In the episode, Jack's mother becomes seriously ill, forcing him to confront his feelings for her; Jenna (Jane Krakowski) dates a member of a children's musical group; and Tracy (Tracy Morgan) laments that his son is going to attend college.

==Plot==
During the opening of his couch factory, Jack (Alec Baldwin) discovers that his mother Colleen (Elaine Stritch) has been hospitalized in New York for a heart ailment. Liz (Tina Fey) believes that the emotionally distant Colleen may be seriously ill and is trying to repair her relationship with Jack before it is too late. After much prodding from Liz, they eventually have a heartfelt conversation.

Jenna (Jane Krakowski) is attempting to do everything on her "sexual walkabout" checklist. She fulfills several items by dating a popular children's entertainer (Clarke Thorell) and "Yoko"-ing his band. She realizes that the whole enterprise is a poor substitute for her boyfriend Paul, but is crushed to learn that Paul is intimately involved with another woman and an anthropomorphic couch. She leaves heartbroken.
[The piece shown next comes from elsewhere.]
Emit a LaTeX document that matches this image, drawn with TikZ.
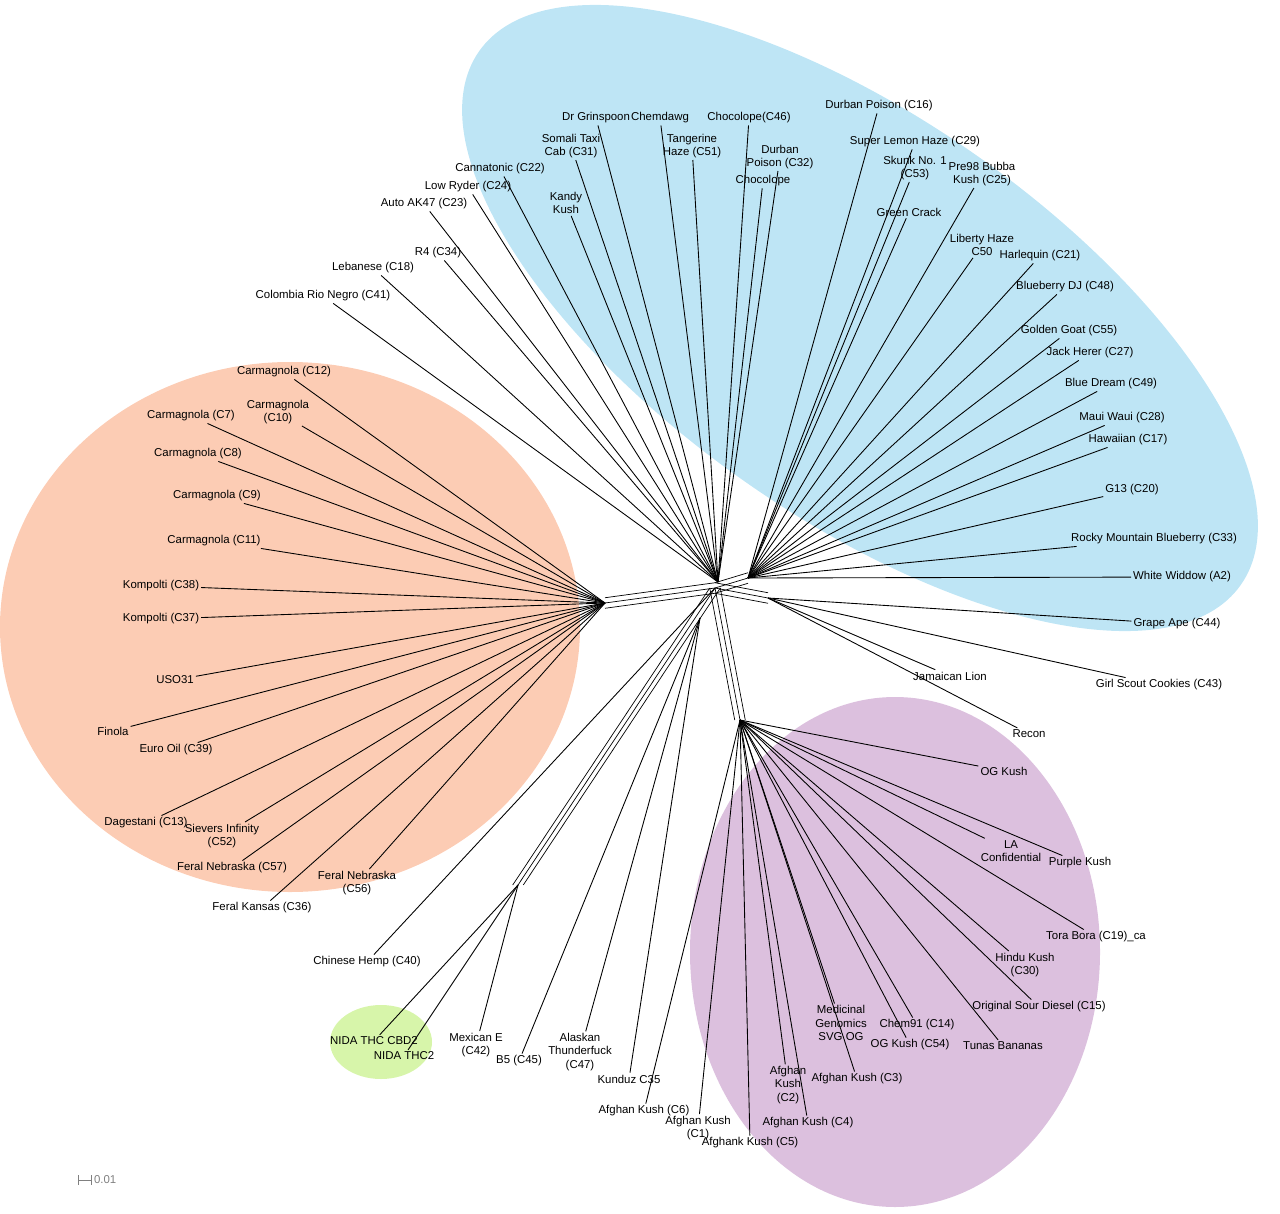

Tracy (Tracy Morgan) is mortified to learn that his oldest son, George Foreman, is planning to attend Stanford University. Fearful that his son has been "coddled" into becoming a nerd, he takes him around for the day to show him how Jordan men behave and induct him into his entourage. George is tempted to stay and further reconnect with Tracy, but Tracy eventually hints that he should go to college after all.

==Cultural references==
The children's band featured in the episode are called The Woggels, a reference to real-life Australian children's band The Wiggles.

==Reception==
This episode's premiere was viewed by 3.09 million people. The A.V. Club gave the episode a B+.